I suspect she’s sleeping with a boy in the group who she insists is not a boyfriend. He’s been at our house a few times and she’s been shut in her bedroom with him ‘watching a film’ - for hours at a time! I find it extremely disrespectful she’d do this in our house when the boy has barely said hello (and it seems like a casual relationship. The last time I asked if he was her boyfriend, she said they weren’t dating.)
Last night I could see she was at his house. She texted at midnight to say she was going to stay at a nearby friend’s house - who we don’t know - so I said ok, but text me when you’re there. She sent a message as she was leaving his house and on arriving at the ‘friend’s’ house - which immediately raised my suspicions as she is rarely so cooperative. Then she immediately switched off her phone so her location is no longer showing.
My instinct tells me the whole thing is a ruse and she’s back at his house.
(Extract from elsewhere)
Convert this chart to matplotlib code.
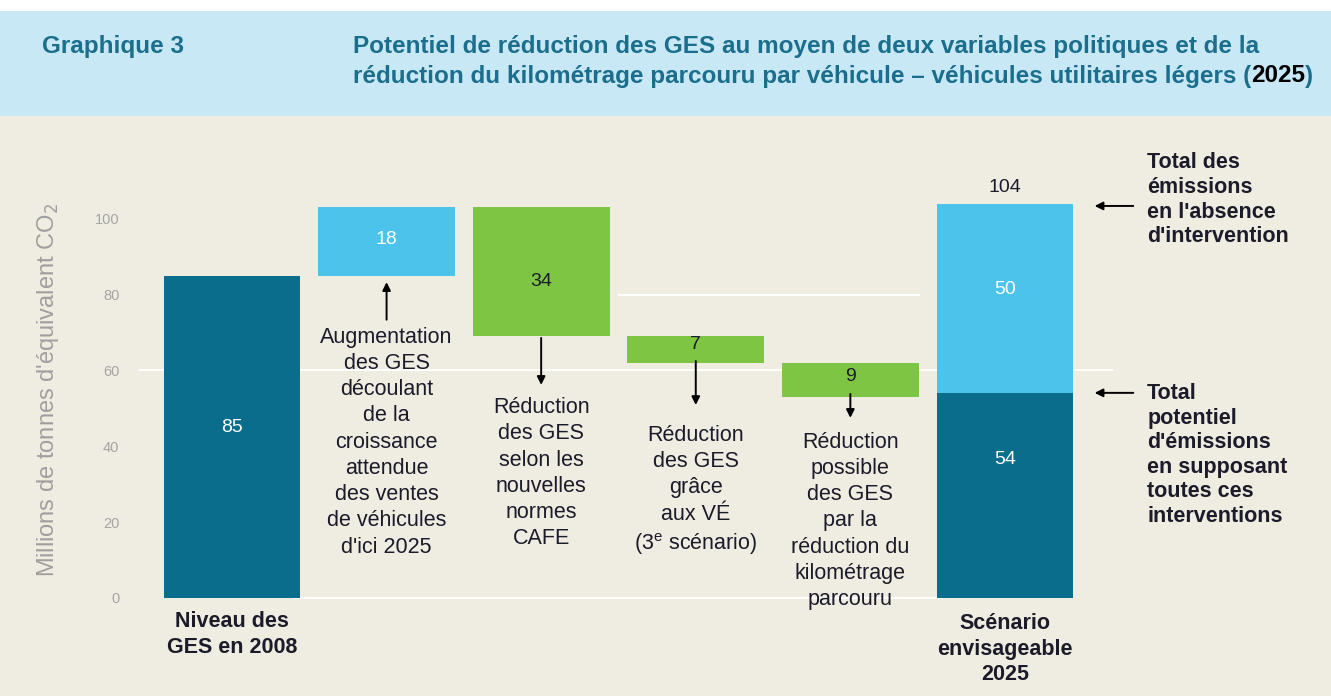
import numpy as np
import matplotlib
matplotlib.use("Agg")
import matplotlib.pyplot as plt
from matplotlib.patches import Rectangle

plt.rcParams['font.family'] = ['Liberation Sans', 'DejaVu Sans']

# data (millions de tonnes d'équivalent CO2)
start_2008 = 85
steps = [18, -34, -7, -9]
final_low = 54
final_high = 50
total_none = 104
yticks = [0, 20, 40, 60, 80, 100]

step_notes = [
    "Augmentation\ndes GES\ndécoulant\nde la\ncroissance\nattendue\ndes ventes\nde véhicules\nd'ici 2025",
    "Réduction\ndes GES\nselon les\nnouvelles\nnormes\nCAFE",
    "Réduction\ndes GES\ngrâce\naux VÉ\n(3$^{\\mathregular{e}}$ scénario)",
    "Réduction\npossible\ndes GES\npar la\nréduction du\nkilométrage\nparcouru",
]

dark = '#0a6d8b'
light = '#4bc3ea'
green = '#7ec543'
teal_txt = '#1b6e8c'
bg = '#efece1'
ink = '#1b1b2a'
tsize = 17.5

fig = plt.figure(figsize=(13.31, 6.96), dpi=100)
fig.patch.set_facecolor(bg)
# header band
fig.add_artist(Rectangle((0, 1 - 11 / 696), 1, 11 / 696, transform=fig.transFigure,
                         facecolor='white', edgecolor='none'))
fig.add_artist(Rectangle((0, 1 - 116 / 696), 1, 105 / 696, transform=fig.transFigure,
                         facecolor='#c7e8f4', edgecolor='none'))
fig.text(42 / 1331, 1 - 46 / 696, "Graphique 3", color=teal_txt, fontsize=tsize,
         fontweight='bold', va='center')
fig.text(353 / 1331, 1 - 46 / 696,
         "Potentiel de réduction des GES au moyen de deux variables politiques et de la",
         color=teal_txt, fontsize=tsize, fontweight='bold', va='center')
t = fig.text(353 / 1331, 1 - 76 / 696,
             "réduction du kilométrage parcouru par véhicule – véhicules utilitaires légers (",
             color=teal_txt, fontsize=tsize, fontweight='bold', va='center')
fig.canvas.draw()
bb = t.get_window_extent()
t2 = fig.text(bb.x1 / 1331, 1 - 76 / 696, "2025", color='black', fontsize=tsize,
              fontweight='bold', va='center')
bb2 = t2.get_window_extent()
fig.text(bb2.x1 / 1331, 1 - 76 / 696, ")", color=teal_txt, fontsize=tsize,
         fontweight='bold', va='center')

ax = fig.add_axes([125 / 1331, 0, 1 - 125 / 1331, (696 - 118) / 696])
ax.set_facecolor(bg)
ax.patch.set_alpha(0)
ax.set_xlim(-0.692, 7.109)
ax.set_ylim(-25.86, 126.6)
for s in ax.spines.values():
    s.set_visible(False)
ax.set_xticks([])
ax.set_yticks(yticks)
ax.tick_params(axis='y', length=0, pad=4, labelsize=10.5, labelcolor='#a5a5a5')
ax.set_ylabel("Millions de tonnes d'équivalent CO$_2$", color='#9f9f9f', fontsize=17)
ax.yaxis.set_label_coords(-0.053, 0.529)

# faint gridlines
ax.hlines([60], -0.6, 5.7, color='white', lw=1.5, zorder=0)
ax.hlines([80], 2.5, 4.45, color='white', lw=1.5, zorder=0)
ax.hlines([0], 0.4, 4.6, color='white', lw=1.5, zorder=0)

w = 0.885
# waterfall
levels = np.concatenate([[start_2008], start_2008 + np.cumsum(steps)])
ax.bar(0, start_2008, width=w, color=dark, zorder=2)
step_colors = [light if s > 0 else green for s in steps]
for i, s in enumerate(steps):
    lo = min(levels[i], levels[i + 1])
    ax.bar(i + 1, abs(s), bottom=lo, width=w, color=step_colors[i], zorder=2)
ax.bar(5, final_low, width=w, color=dark, zorder=2)
ax.bar(5, final_high, bottom=final_low, width=w, color=light, zorder=2)

# value labels
num_y = [45, 94.5, 83.4, 66.8, 58.3]
num_c = ['white', 'white', ink, ink, ink]
vals = [start_2008] + [abs(s) for s in steps]
for i, (v, y, c) in enumerate(zip(vals, num_y, num_c)):
    ax.text(i, y, str(v), ha='center', va='center', color=c, fontsize=14)
ax.text(5, 108.2, str(total_none), ha='center', va='center', color=ink, fontsize=14)
ax.text(5, 81.3, str(final_high), ha='center', va='center', color='white', fontsize=14)
ax.text(5, 36.4, str(final_low), ha='center', va='center', color='white', fontsize=14)

# step annotations
arrow_tail = [73.4, 68.6, 62.5, 53.8]
arrow_tip = [83.3, 56.2, 50.9, 47.5]
note_top = [71.6, 53.0, 45.7, 43.9]
ap = dict(arrowstyle='-|>', color='black', lw=1.4, mutation_scale=12, shrinkA=0, shrinkB=0)
for i in range(4):
    ax.annotate('', xy=(i + 1, arrow_tip[i]), xytext=(i + 1, arrow_tail[i]),
                arrowprops=ap, zorder=3)
    ax.text(i + 1, note_top[i], step_notes[i], ha='center', va='top', color=ink,
            fontsize=15.5, linespacing=1.33)

# bottom labels
ax.text(0, -3.5, "Niveau des\nGES en 2008", ha='center', va='top', color=ink,
        fontsize=15.5, fontweight='bold', linespacing=1.3)
ax.text(5, -3.9, "Scénario\nenvisageable\n2025", ha='center', va='top', color=ink,
        fontsize=15.5, fontweight='bold', linespacing=1.3)

# right annotations
ax.annotate('', xy=(5.58, 103.4), xytext=(5.83, 103.4), arrowprops=ap)
ax.annotate('', xy=(5.58, 54.1), xytext=(5.83, 54.1), arrowprops=ap)
ax.text(5.92, 117.5, "Total des\némissions\nen l'absence\nd'intervention", ha='left',
        va='top', color=ink, fontsize=15.5, fontweight='bold', linespacing=1.22)
ax.text(5.92, 56.6, "Total\npotentiel\nd'émissions\nen supposant\ntoutes ces\ninterventions",
        ha='left', va='top', color=ink, fontsize=15.5, fontweight='bold', linespacing=1.22)

fig.savefig('out.png', dpi=100, facecolor=fig.get_facecolor())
Any advice? I feel like my relationship is completely breaking down with my daughter. She used to talk to me a lot - now she looks at me with contempt and tells me I’m controlling for not giving her total independence. Do I accept she’s nearly an adult and let her do as she pleases - and stay out all night as long as she’s honest about her whereabouts?
She had a lovely boyfriend for over a year. We knew him and felt he was a calming influence. His parents didn’t allow them to spend the night together and we felt the same way. Now it feels like she’s gone off the rails, is constantly late for school because she’s tired and always online chatting with her new bunch of friends - and she’s falling behind with her A-levels.
I don’t feel ready to completely cut the apron strings - but it feels like the more we try to set reasonable boundaries, the more she lies and is turning away from us.